1970s Naples: a thirteen year old girl of privilege is suddenly removed from her seaside home and returned to a cramped and dirty apartment outside the city. The key word here is “returned”; our heroine has been sent “home” to a place that she never knew.
She spent her entire life living with her glamorous mother and policeman father, only to have that reality shattered in one afternoon when the man she knew as her father bundles her and all of her belongings into the car an drives her to her Mamma. The man who was her father is her uncle; the woman who was her mother is her aunt.
Her birth family is far from welcoming; they are just as disgusted by her world of wealth as she is by their world of violence and squalor. Instead of dance classes, she now dances around attacks from her brothers and strikes from her parents. She does not understand why she has been placed here, and her family does not understand her in the slightest.
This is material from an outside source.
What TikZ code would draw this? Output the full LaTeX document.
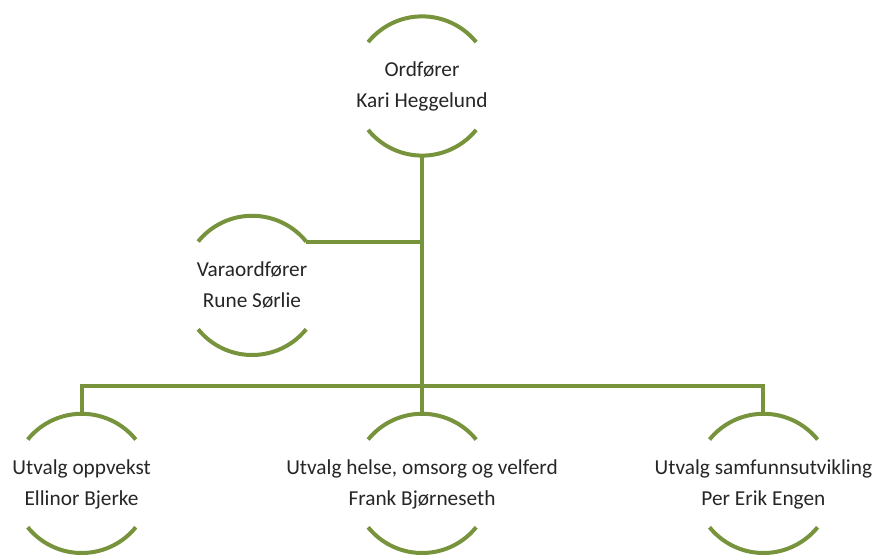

A Girl Returned was translated by the same woman who translates Elena Ferrante’s work, and I read this piece while in the middle of My Brilliant Friend. The themes are similar; generational trauma, everyday violence, the almost unattainable promise of an education- and the spare style reflects back towards Ferrante’s work as well. Fun Fact: Donatella Di Pietrantonio is now a pediatric dentist!
I enjoyed this piece, and I am currently enthralled by My Brilliant Friend as well. I am on a bit of a volatile-midcentury-Italian kick; I adored The Flame Throwers and I recently devoured all of Danny Boyle’s Trust miniseries (about the JPG III kidnapping). If you can think of any other books in this general category please do not hesitate to let me know!